One of Spain’s great attractions is its delicious cuisine. In fact, its famous Mediterranean diet is regarded as one of the best in the world, mainly for its great variety of recipes, which are very different across all the provinces and made with top quality ingredients. They’re also very healthy. In this post we tell you about some of the most famous dishes in Spanish gastronomy. To make them even more delicious, we’ll be discovering the best wines to accompany them, wines from the La Mancha Designation of Origin.
Paella is one of the most international of all Spanish dishes. It’s a dish like no other, but it also has a multitude of interpretations throughout the world. However, the original recipe comes from the Valencia Region in the east of the country. Its main ingredients include vegetables (tomatoes, green beans and white beans), meat (usually chicken) and rice. You have to prepare it with love and follow all the steps to the letter to enjoy its delicious flavour.
Of course, wine is an ideal complement for enjoying good paella. This versatility of this dish has triggered a wide variety of versions that fall into three different categories: meat, seafood and mixed.
- Paella with meat: Tempranillo young red. Its youthful, fruity flavour will match this dish perfectly.
- Seafood paella: young white Verdejo. This variety has a great reputation in La Mancha, giving rise to very aromatic wines that are perfect for drinking with seafood paella.
- Mixed paella: Grenache rosé or Airén white. They’re ideal for this combination of seafood and meat. Their great intensity and freshness make them the best companions for this dish.
There’s no doubt that tapas are one of the country’s great gastronomic attractions. One of the most popular is the potato omelette, also known as Spanish omelette, whose flavour and texture have conquered palates across the world. Plus, like paella, it comes in an almost endless number of versions, adapted to suit everyone’s tastes. However, the two most popular versions in Spain are the potato omelette either with or without onion.
One of its ingredients, eggs, means it’s tricky but not impossible to find the perfect pairing. The huge variety of wines found in the La Mancha Designation of Origin allows you to find the perfect one.
- For omelette without onion, the ideal accompaniment is a traditional white, red or rosé wine; in other words, a wine somewhere between young and aged that has been stored in a tank or clay vessel.

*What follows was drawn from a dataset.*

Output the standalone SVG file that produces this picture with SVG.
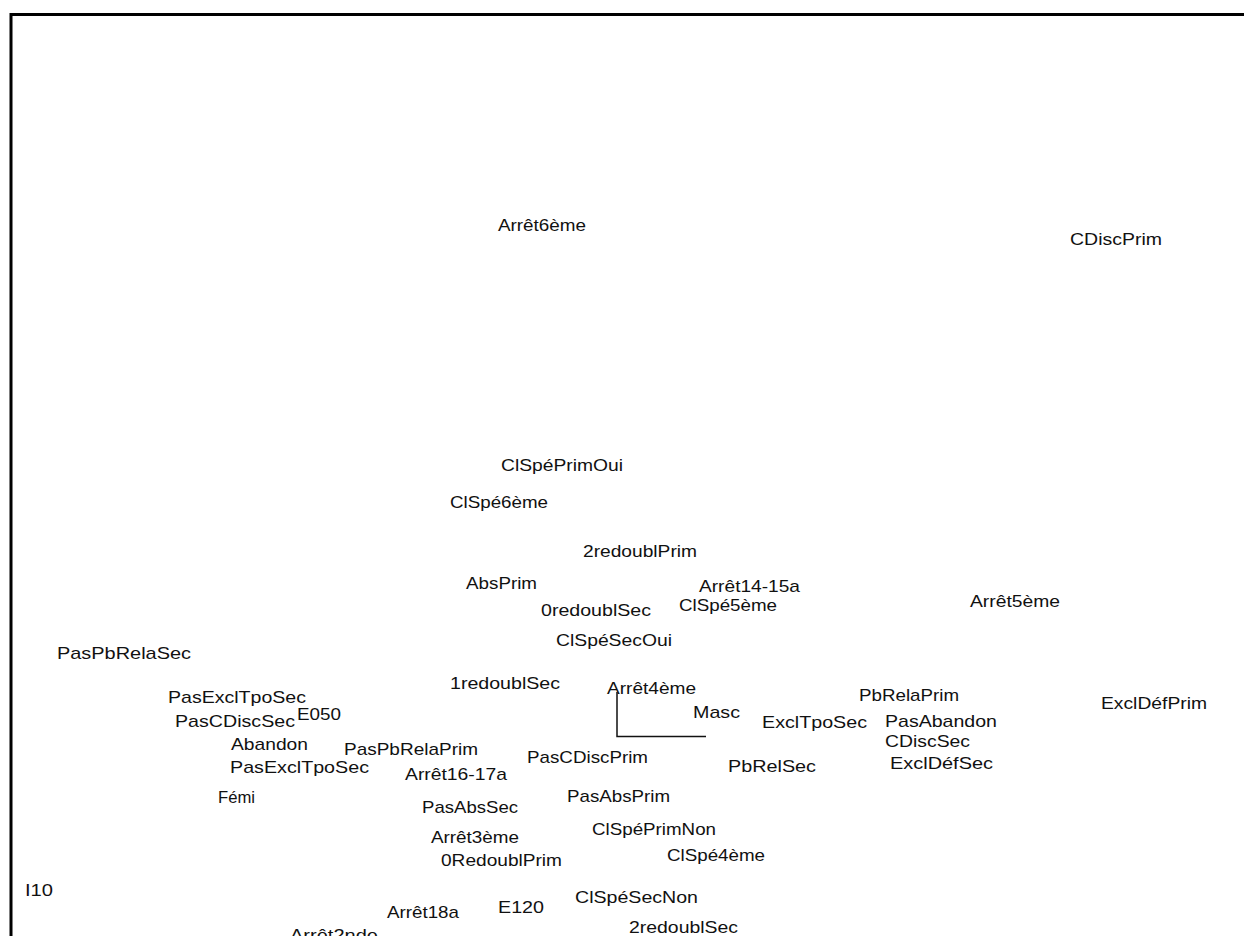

- For the omelette with onion, it’s best to opt for a red wine aged in the barrel. This means that the strong flavour of the onion will be offset by the intensity of these kinds of wines. You could go for a coupage of Tempranillo and Cabernet Sauvignon varieties.
Iberico or Serrano ham
This is an exceptional and delicious product that no Spanish pantry can be without. It’s also a classic in the country’s bars and restaurants, usually eaten as a starter before other heartier dishes. As well as its addictive flavour, it has very beneficial health-giving properties. In Spain, ham comes in two types: Iberico, if it comes from the Iberico pig breed, and Serrano, if it comes from white pigs.
Both products are fantastically high quality, so you need to harmonise them with equally great wines. So, any ham, whether Iberico or Serrano, has a Manchego wine that’s up to the task. Cut preferably into very thin slices, you can try it with its traditional pairing, a red wine, or innovate with an exquisite La Mancha sparkling wine. These are certainly gourmet pairings that you’ll want to repeat again and again.
This is probably the least international dish on this list, but it’s essential to Spanish gastronomy. It consists of a portion of a béchamel-based mixture featuring various types of ingredients according to preference, then coated with breadcrumbs and fried. The result is an intense and creamy flavour inside a surprising crunchy outer layer, and you won’t be able to stop eating. Plus, each type of croquette must be properly paired.
For example, ham croquettes demand structured wines with a notable tannin content, like a young Syrah or Tempranillo red wine, whereas chicken croquettes, being lighter on the palate, can be accompanied by a good sparkling wine. Cod croquettes can go well with a young or cask-aged Chardonnay, while boletus and cheese croquettes, because of their strong flavour, require powerful wines, such as a Tempranillo Crianza or Reserva.
Don’t forget that both the meals and the wines must be of the highest quality. So make sure you use top quality ingredients and choose the best wines, the ones with a back label that bears the La Mancha Designation of Origin seal.